The Internet Is Making Your Kids Think Differently, Not Less

Contemporary parents generally worry about how much time their little ones spend in front of search engines and social media, poring over Google searches and YouTube videos. Although kids seem unable to tear themselves from the web, the brain is more or less addicted to the medium because it’s able to access so much more information than ever before. The brain is therefore not so much remembering specific details, but rather where to find them.

Betsy Sparrow of Columbia University, a researcher who conducted a study on the internet and memory, observes that humans have always thought in terms of references or “transactive” memory: experts or printed books. The internet, Sparrow argues, is no different.
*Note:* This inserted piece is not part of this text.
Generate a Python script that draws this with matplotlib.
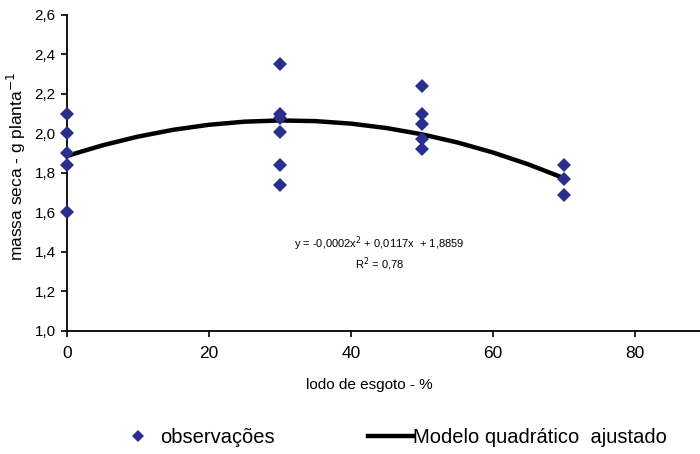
import numpy as np
import matplotlib.pyplot as plt
from matplotlib.lines import Line2D

# lodo de esgoto (%) e massa seca observada
dose_0 = [2.10, 2.00, 1.90, 1.84, 1.60]
dose_30 = [2.35, 2.10, 2.08, 2.01, 1.84, 1.74]
dose_50 = [2.24, 2.10, 2.05, 1.97, 1.92]
dose_70 = [1.84, 1.77, 1.69]
doses = [0, 30, 50, 70]
obs = [dose_0, dose_30, dose_50, dose_70]

# modelo quadratico ajustado
coef = [-0.00019, 0.0117, 1.8859]
r2 = 0.78

plt.rcParams['font.family'] = ['Liberation Sans', 'DejaVu Sans']

fig = plt.figure(figsize=(7, 4.54), dpi=100)
ax = fig.add_axes([0.0953, 0.271, 0.905, 0.696])

for d, vals in zip(doses, obs):
    ax.plot([d] * len(vals), vals, 'D', color='#2a2e8c', markersize=7.5,
            markeredgewidth=0, zorder=3, clip_on=False)

xs = np.linspace(0, 70, 15)
ax.plot(xs, np.polyval(coef, xs), color='black', lw=3.2, zorder=2)

ax.set_xlim(0, 89.2)
ax.set_ylim(1.0, 2.6)
ax.set_xticks([0, 20, 40, 60, 80])
ax.set_yticks(np.arange(1.0, 2.61, 0.2))
ax.set_yticklabels([f'{v:.1f}'.replace('.', ',') for v in np.arange(1.0, 2.61, 0.2)],
                   fontsize=11)
ax.set_xticklabels(['0', '20', '40', '60', '80'], fontsize=12.5)
ax.tick_params(direction='out', length=4, width=1.2, color='black', pad=4)
ax.tick_params(axis='x', pad=7)
for s in ['top', 'right']:
    ax.spines[s].set_visible(False)
for s in ['left', 'bottom']:
    ax.spines[s].set_linewidth(1.3)

fig.text(0.024, 0.634, 'massa seca - g planta$^{-1}$', rotation=90,
         ha='center', va='center', fontsize=12.5)
fig.text(0.528, 0.152, 'lodo de esgoto - %', ha='center', va='center',
         fontsize=11)

a, b, c = coef
eq = (f'y = {a:.4f}x$^2$ + {b:.4f}x  + {c:.4f}').replace('.', ',')
ax.text(44, 1.44, eq, ha='center', va='center', fontsize=8)
ax.text(44, 1.34, f'R$^2$ = {r2:.2f}'.replace('.', ','), ha='center',
        va='center', fontsize=8)

handles = [Line2D([], [], ls='none', marker='D', color='#2a2e8c',
                  markersize=6, markeredgewidth=0),
           Line2D([], [], color='black', lw=3.2)]
fig.legend(handles, ['observações', 'Modelo quadrático  ajustado'],
           loc='center left', bbox_to_anchor=(0.165, 0.037), ncol=2,
           frameon=False, borderpad=0, borderaxespad=0,
           prop={'size': 14.5}, handlelength=2.24,
           handletextpad=0.0, columnspacing=4.6)

fig.savefig('out.png', dpi=100)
Gary Small, a University of California, Los Angeles, researcher of how Internet searches influence brain activity in older Americans, told Livescience that although the internet may be negatively impacting social intelligence and empathy in younger populations, their learning capabilities are improving. Regular useĀ  of the internet is making kids more productive, creative, and efficient with the information that they do consume.

Livescience reports:

“It makes us smarter and it makes us stupid,” said Small, author of iBrain Surviving the Technological Alteration of the Modern Mind…”Probably what it really does is it changes the way we think and process information. There is a cost, but there is also something we gain.”

These findings certainly have a place in worrisome parental conversations about how much internet should be allowed and when, if at all, to limit computer time. Rest easy knowing that your little ones are not degenerating into mindlessness, just developing different ways of thinking.